Hotels love to have customers referred to them, but they hate that booking agencies can send potential customers to better/cheaper accomodations. Price compare sites are fought thought and nail by retailers. Hell, tv companies hate cable companies and expect them to pay for giving them the viewers that view their ads.
Google is making money thanks to others people content. This doesn't sit well, espeically when the people making the content have trouble making money themselves.
There is no easy solution. No content, no google. If news.google.com can't link to stories anymore, nobody would use it. Converserly, without news.google.com I wouldn;t vist half the news sites I do now.
Frankly both need to figure this out together as they need to realise they need each other. After all the guardian has an obvious solution, block google, but they don't want that. They just don't want the referrer to keep all they money for themselves. Google on the other hand has every right to say "though shit". They refer viewers to news sites. That the newssites can't make money of this ain't their problem. What next? A cabbie got to pay a portion of their fee to the hotel they drive people too? On the other hand, that cabbie as google NEEDS these end destinations.
But seeing the struggle in other industries makes it clear that this problem won't be solved.
MMO Quests are like orgasms:
You may solo them, I prefer them in a group.
I work for the news wire AFP, and we have an agreement with Google to use our news.. and they DO pay us... http://searchengineland.com/afp-google-settle-over-google-news-copyright-case-10926
Since noone in this thread seems to have understood the issue, here's what I gathered after reading some German-language newspapers (I've not used google news in years, so please point out inaccuracies kindly):
So far, everytime you clicked on a story on google news, it took you to an article somewhere else. I.e., everytime there was an interesting story on google news, somebody else would share the profit.
But now google starts running news agency stories themselves. I.e., whenever someone clicks on an AP, say, story, they are redirected to a google news page that carries the AP story. Previously, it would have been some newspaper's page who happened to run that story.
So far so good. But how does google news decide which agency stories to place on their front page? For that, they use the story placement on the various news sites they're aggregating, and this is where it becomes unfair because this work is an essential part of running a news web site -- unordered newsfeeds aren't worth much, as otherwise everybody would be getting their news from ap.org or whatever.
In other words, by running stories from news agencies themselves, google has turned from someone benefitting the various news sites into a freeloader.
Cable news channels (CNN/Fox/MSNBC/etc) don't contribute to the gathering and reporting of news, they only regurgitate (over and over and over and...) that of news gathering organizations (NYTimes/Washington Post/WSJ/AP/Reuters).
1.) Newspaper asks Google to pay for clips.
2.) Google drops newspaper from news index.
3.) Newspaper calculates the difference this makes in their revenue.
5.) Newspaper offers to pay Google rather a lot in order to be re-indexed.
Problem solved.
No. If the AP wants to charge Google, they are free to do so. The papers that carry AP stories have not been granted an exclusive license.

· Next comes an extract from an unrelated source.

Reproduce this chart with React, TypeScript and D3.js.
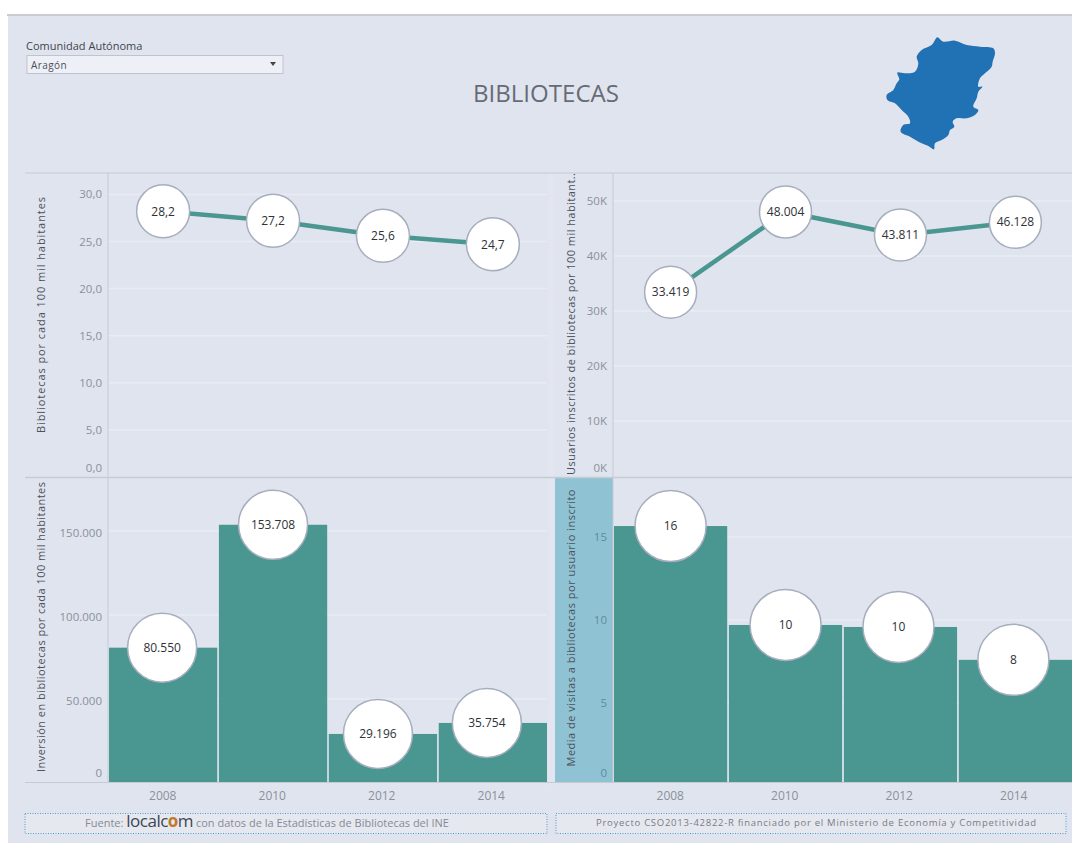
import React from "react";
import * as d3 from "d3";

const years = ["2008", "2010", "2012", "2014"];
const bibliotecas = [28.2, 27.2, 25.6, 24.7];
const usuarios = [33419, 48004, 43811, 46128];
const inversion = [80550, 153708, 29196, 35754];
const visitas = [15.66, 9.7, 9.58, 7.6];

const bibliotecasTicks = [0, 5, 10, 15, 20, 25, 30];
const usuariosTicks = [0, 10000, 20000, 30000, 40000, 50000];
const inversionTicks = [0, 50000, 100000, 150000];
const visitasTicks = [0, 5, 10, 15];

// Outline of Aragón, in arbitrary map units
const aragonOutline: [number, number][] = [
  [232,52],[250,65],[285,62],[320,75],[360,80],[400,85],[405,100],[398,125],[395,140],[375,160],[360,175],[355,200],[367,200],[355,215],[350,235],[340,260],[355,270],[345,285],[320,295],[290,295],[278,305],[283,320],[270,330],[265,345],[245,360],[225,370],[222,388],[205,378],[185,370],[150,350],[122,335],[130,315],[150,310],[145,290],[125,270],[105,250],[82,240],[80,225],[100,210],[110,190],[118,178],[112,158],[135,160],[165,155],[175,130],[170,110],[185,90],[215,75],[225,60],
];

const BG = "#e0e4ef";
const TEAL = "#4a9690";
const GRID = "#e9ecf5";
const RULE = "#c6cad3";
const TICK = "#8b9099";
const FONT = "'Open Sans', 'Noto Sans', sans-serif";

const esInt = (v: number) => d3.format(",.0f")(v).replace(/,/g, ".");
const esDec = (v: number) => d3.format(".1f")(v).replace(".", ",");
const kFmt = (v: number) => `${v / 1000}K`;

const LEFT = { axisX: 108, x0: 109, x1: 547, titleX: 41 };
const RIGHT = { axisX: 613, x0: 614, x1: 1072, titleX: 571 };
const TOP_ROW = { top: 173, bottom: 477, zeroLabelY: 468 };
const BOTTOM_ROW = { top: 478, bottom: 782, zeroLabelY: 773 };

type PanelProps = {
  col: typeof LEFT;
  row: typeof TOP_ROW;
  values: number[];
  ticks: number[];
  tickFormat: (v: number) => string;
  labelFormat: (v: number) => string;
  y: d3.ScaleLinear<number, number>;
  kind: "line" | "bar";
  radius: number;
  title: string;
  titleCenter: number;
  titleLength: number;
  tickColor?: string;
  tickShift?: number;
  nudge?: number[];
};

function Panel(p: PanelProps) {
  const x = d3.scaleBand<string>().domain(years).range([p.col.x0, p.col.x1]).paddingInner(0.015).paddingOuter(0);
  const cx = (i: number) => (x(years[i]) as number) + x.bandwidth() / 2 + (p.nudge ? p.nudge[i] : 0);
  const line = d3.line<number>().x((_, i) => cx(i)).y((d) => p.y(d));
  return (
    <g>
      {p.ticks.filter((t) => t !== 0).map((t) => (
        <line key={t} x1={p.col.x0} x2={p.col.x1} y1={p.y(t)} y2={p.y(t)} stroke={GRID} strokeWidth={1.5} />
      ))}
      {p.kind === "bar" && p.values.map((v, i) => (
        <rect key={i} x={x(years[i])} width={x.bandwidth()} y={p.y(v)} height={p.row.bottom - p.y(v)} fill={TEAL} />
      ))}
      {p.kind === "line" && <path d={line(p.values) as string} fill="none" stroke={TEAL} strokeWidth={4.5} />}
      {p.ticks.map((t) => (
        <text key={t} x={p.col.axisX - 6} y={t === 0 ? p.row.zeroLabelY : p.y(t) + (p.tickShift ?? 0)} dy="0.35em" textAnchor="end"
          fontSize={11.5} fill={p.tickColor ?? TICK} fontFamily={FONT}>{p.tickFormat(t)}</text>
      ))}
      <text transform={`translate(${p.col.titleX},${p.titleCenter}) rotate(-90)`} textAnchor="middle" dy="0.35em"
        fontSize={11} fill="#4c525c" fontFamily={FONT} textLength={p.titleLength} lengthAdjust="spacing">{p.title}</text>
      {p.values.map((v, i) => (
        <g key={i}>
          <circle cx={cx(i)} cy={p.y(v)} r={p.radius} fill="#ffffff" stroke="#a6aebd" strokeWidth={1.5} />
          <text x={cx(i)} y={p.y(v)} dy="0.35em" textAnchor="middle" fontSize={12} fill="#2e3237" fontFamily={FONT}>
            {p.labelFormat(v)}
          </text>
        </g>
      ))}
    </g>
  );
}

function YearLabels({ col }: { col: typeof LEFT }) {
  const x = d3.scaleBand<string>().domain(years).range([col.x0, col.x1]);
  return (
    <g>
      {years.map((yr) => (
        <text key={yr} x={(x(yr) as number) + x.bandwidth() / 2 - 1} y={796} dy="0.35em" textAnchor="middle"
          fontSize={12} fill={TICK} fontFamily={FONT}>{yr}</text>
      ))}
    </g>
  );
}

export default function App() {
  const yBib = d3.scaleLinear().domain([0, 30]).range([477, 194.4]);
  const yUsu = d3.scaleLinear().domain([0, 50000]).range([476, 201]);
  const yInv = d3.scaleLinear().domain([0, 150000]).range([783, 531]);
  const yVis = d3.scaleLinear().domain([0, 15]).range([786, 537]);

  const mapX = d3.scaleLinear().domain([0, 480]).range([860, 1020]);
  const mapY = d3.scaleLinear().domain([0, 420]).range([20, 160]);
  const mapPath = d3.line<[number, number]>()
    .x((d) => mapX(d[0])).y((d) => mapY(d[1]))
    .curve(d3.curveCatmullRomClosed)(aragonOutline) as string;

  return (
    <svg width={1072} height={843} style={{ position: "absolute", left: 0, top: 0, display: "block" }}>
      <rect width={1072} height={843} fill="#ffffff" />
      <rect x={8} y={16} width={1064} height={827} fill={BG} />
      <line x1={7} x2={1072} y1={15} y2={15} stroke="#c9ccd1" strokeWidth={2} />

      <text x={26} y={50} fontSize={11} fill="#3f444c" fontFamily={FONT}>Comunidad Autónoma</text>
      <rect x={27} y={55.5} width={256} height={18} fill="#eef0f7" stroke="#bfc3cc" />
      <text x={31} y={69} fontSize={10} fill="#4a4f57" fontFamily={FONT} letterSpacing={0.4}>Aragón</text>
      <path d={d3.line()([[270, 62], [276, 62], [273, 66]]) + "Z"} fill="#444" />

      <text x={546} y={94} dy="0.35em" textAnchor="middle" fontSize={23} fontWeight={500} fill="#666b75" fontFamily={FONT}
        textLength={146} lengthAdjust="spacingAndGlyphs">BIBLIOTECAS</text>
      <path d={mapPath} fill="#2171b5" />

      <rect x={555} y={478} width={58} height={304} fill="#8fc3d3" />
      <rect x={548} y={173} width={6} height={612} fill="#e3e6f1" />

      <line x1={25} x2={1072} y1={173} y2={173} stroke={RULE} />
      <line x1={25} x2={1072} y1={477.5} y2={477.5} stroke={RULE} strokeWidth={1.5} />
      <line x1={25} x2={1072} y1={782.5} y2={782.5} stroke={RULE} />
      <line x1={108} x2={108} y1={173} y2={782} stroke={RULE} />
      <line x1={613} x2={613} y1={173} y2={782} stroke={RULE} />

      <Panel col={LEFT} row={TOP_ROW} values={bibliotecas} ticks={bibliotecasTicks} tickFormat={esDec} labelFormat={esDec}
        y={yBib} kind="line" radius={26.5} title="Bibliotecas por cada 100 mil habitantes" titleCenter={315} titleLength={236} />
      <Panel col={RIGHT} row={TOP_ROW} values={usuarios} ticks={usuariosTicks} tickFormat={kFmt} labelFormat={esInt}
        y={yUsu} kind="line" radius={26} title="Usuarios inscritos de bibliotecas por 100 mil habitant.." titleCenter={324} titleLength={302} />
      <Panel col={LEFT} row={BOTTOM_ROW} values={inversion} ticks={inversionTicks} tickFormat={esInt} labelFormat={esInt}
        y={yInv} kind="bar" radius={34.5} title="Inversión en bibliotecas por cada 100 mil habitantes" titleCenter={627} titleLength={290}
        tickShift={2} nudge={[-1, 0, -5, -6]} />
      <Panel col={RIGHT} row={BOTTOM_ROW} values={visitas} ticks={visitasTicks} tickFormat={(v) => String(v)} labelFormat={(v) => String(Math.round(v))}
        y={yVis} kind="bar" radius={35.5} title="Media de visitas a bibliotecas por usuario inscrito" titleCenter={628} titleLength={277}
        tickColor="#5f8b9b" nudge={[0, 0, -2, -2]} />

      <YearLabels col={LEFT} />
      <YearLabels col={RIGHT} />

      <rect x={25} y={813.5} width={522} height={20} fill="#e6e8f0" stroke="#4f9fc8" strokeDasharray="1 1.5" />
      <rect x={556} y={813.5} width={510} height={20} fill="#e6e8f0" stroke="#4f9fc8" strokeDasharray="1 1.5" />
      <text x={267} y={823.5} dy="0.35em" textAnchor="middle" fontSize={11} fill="#858a93" fontFamily={FONT}>
        <tspan>Fuente: </tspan>
        <tspan fontSize={17} fontWeight={500} letterSpacing={-0.5} fill="#3c4654">localc</tspan>
        <tspan fontSize={17} fontWeight={700} letterSpacing={-0.5} fill="#c07a2e">o</tspan>
        <tspan fontSize={17} fontWeight={500} letterSpacing={-0.5} fill="#3c4654">m</tspan>
        <tspan> con datos de la Estadísticas de Bibliotecas del INE</tspan>
      </text>
      <text x={816} y={823} dy="0.35em" textAnchor="middle" fontSize={9.5} fill="#777c85" fontFamily={FONT} textLength={440} lengthAdjust="spacing">
        Proyecto CSO2013-42822-R financiado por el Ministerio de Economía y Competitividad
      </text>
    </svg>
  );
}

I'll reply to you, but others have misunderstood me the same way. The work a newspaper does is in large parts selecting which agency stories are interesting or relevant. Google lets others do this work for them without compensation. That's the problem. I would have thought that I had made that point quite explicitly in my first point but judging from the numerous replies, apparently I didn't.
How about Google drops these whiny little bitches from their news service and let the news outlets explain to their advertising clients why they're suddenly getting a fraction of the page hits they were once getting.
Google should simply not link to Guardian content in any way, shape, or form. Any attempt to access Guardian content on purpose via Google (e.g. site:guardian.co.uk any-search-term) should be diverted to a copy of the Guardian's legal complaint.
While this would effectively make the Guardian publications disappear from the Internet, that seems to be what the Guardian is asking for. So let them have it.